- Agh Bolagh Location within Iran
- Coordinates: 37°09′56″N 45°06′06″E﻿ / ﻿37.16556°N 45.10167°E
- Country: Iran
- Province: West Azerbaijan
- County: Oshnavieh
- District: Central
- Rural District: Dasht-e Bil

Population (2016)
- • Total: 1,295
- Time zone: UTC+3:30 (IRST)

= Agh Bolagh, Oshnavieh =

Village in West Azerbaijan province, Iran

Agh Bolagh (اغبلاغ) (Note: Also romanized as Āgh Bolāgh; also known as Āgh Bolāq and Āqbolāgh Kānasbī) is a village in, and the capital of, Dasht-e Bil Rural District in the Central District of Oshnavieh County, West Azerbaijan province, Iran.
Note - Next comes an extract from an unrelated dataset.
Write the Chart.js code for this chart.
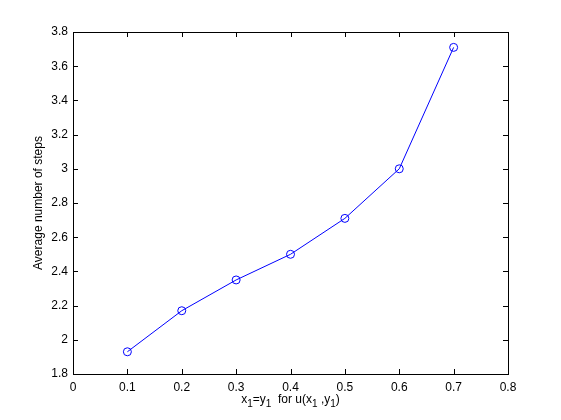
<!DOCTYPE html>
<html>
<head>
<meta charset="utf-8">
<script src="https://cdn.jsdelivr.net/npm/chart.js@4"></script>
<style>
  html, body { margin: 0; padding: 0; background: #fff; }
  #wrap { width: 561px; height: 420px; }
</style>
</head>
<body>
<div id="wrap"><canvas id="plot" width="561" height="420"></canvas></div>
<script>
// data
const xVals = [0.1, 0.2, 0.3, 0.4, 0.5, 0.6, 0.7];
const steps = [1.93, 2.17, 2.35, 2.50, 2.71, 3.0, 3.71];
const xTicks = [0, 0.1, 0.2, 0.3, 0.4, 0.5, 0.6, 0.7, 0.8];
const yTicks = [1.8, 2, 2.2, 2.4, 2.6, 2.8, 3, 3.2, 3.4, 3.6, 3.8];

const FONT = "Liberation Sans, Arial, sans-serif";

// draws text with subscript parts, centred on x
function drawSub(ctx, parts, x, y, size) {
  let w = 0;
  parts.forEach(p => {
    ctx.font = (p.sub ? size - 2 : size) + "px " + FONT;
    w += ctx.measureText(p.t).width;
  });
  let cx = x - w / 2;
  parts.forEach(p => {
    ctx.font = (p.sub ? size - 2 : size) + "px " + FONT;
    ctx.fillText(p.t, cx, p.sub ? y + 4 : y);
    cx += ctx.measureText(p.t).width;
  });
}

const matlabAxes = {
  id: "matlabAxes",
  afterDraw(chart) {
    const { ctx, chartArea: a, scales } = chart;
    ctx.save();
    ctx.strokeStyle = "#000";
    ctx.lineWidth = 1;
    ctx.strokeRect(Math.round(a.left) + 0.5, Math.round(a.top) + 0.5,
      Math.round(a.right - a.left), Math.round(a.bottom - a.top));
    ctx.beginPath();
    xTicks.forEach(v => {
      const px = Math.round(scales.x.getPixelForValue(v)) + 0.5;
      ctx.moveTo(px, a.bottom); ctx.lineTo(px, a.bottom - 5);
      ctx.moveTo(px, a.top); ctx.lineTo(px, a.top + 5);
    });
    yTicks.forEach(v => {
      const py = Math.round(scales.y.getPixelForValue(v)) + 0.5;
      ctx.moveTo(a.left, py); ctx.lineTo(a.left + 5, py);
      ctx.moveTo(a.right, py); ctx.lineTo(a.right - 5, py);
    });
    ctx.stroke();

    ctx.fillStyle = "#000";
    ctx.textBaseline = "alphabetic";
    ctx.textAlign = "left";
    drawSub(ctx, [
      { t: "x" }, { t: "1", sub: true }, { t: "=y" }, { t: "1", sub: true },
      { t: "  for u(x" }, { t: "1", sub: true }, { t: " ,y" }, { t: "1", sub: true }, { t: ")" }
    ], (a.left + a.right) / 2, 403, 12);

    ctx.translate(42, (a.top + a.bottom) / 2);
    ctx.rotate(-Math.PI / 2);
    ctx.textAlign = "center";
    ctx.font = "12px " + FONT;
    ctx.fillText("Average number of steps", 0, 0);
    ctx.restore();
  }
};

new Chart(document.getElementById("plot"), {
  type: "line",
  data: {
    datasets: [{
      data: xVals.map((x, i) => ({ x: x, y: steps[i] })),
      borderColor: "#0000ff",
      borderWidth: 1,
      pointStyle: "circle",
      pointRadius: 4,
      pointBorderColor: "#0000ff",
      pointBackgroundColor: "rgba(0,0,0,0)",
      pointBorderWidth: 1,
      tension: 0,
    }],
  },
  options: {
    responsive: false,
    animation: false,
    layout: { padding: { top: 32, right: 53, left: 0, bottom: 0 } },
    plugins: { legend: { display: false }, tooltip: { enabled: false } },
    scales: {
      x: {
        type: "linear",
        min: 0, max: 0.8,
        afterBuildTicks: s => { s.ticks = xTicks.map(v => ({ value: v })); },
        afterFit: s => { s.height = 46; },
        grid: { display: false, drawTicks: false },
        border: { display: false },
        ticks: { color: "#000", padding: 6, font: { family: FONT, size: 12 }, maxRotation: 0,
          callback: v => String(v) },
      },
      y: {
        min: 1.8, max: 3.8,
        afterBuildTicks: s => { s.ticks = yTicks.map(v => ({ value: v })); },
        afterFit: s => { s.width = 73; },
        grid: { display: false, drawTicks: false },
        border: { display: false },
        ticks: { color: "#000", padding: 5, font: { family: FONT, size: 12 },
          callback: v => String(Math.round(v * 10) / 10) },
      },
    },
  },
  plugins: [matlabAxes],
});
</script>
</body>
</html>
The previous capital of the rural district was the village of Nalivan, now in Oshnavieh-ye Shomali Rural District.

==Demographics==
===Population===
At the time of the 2006 National Census, the village's population was 1,158 in 301 households. The following census in 2011 counted 1,274 people in 341 households. The 2016 census measured the population of the village as 1,295 people in 357 households. It was the most populous village in its rural district.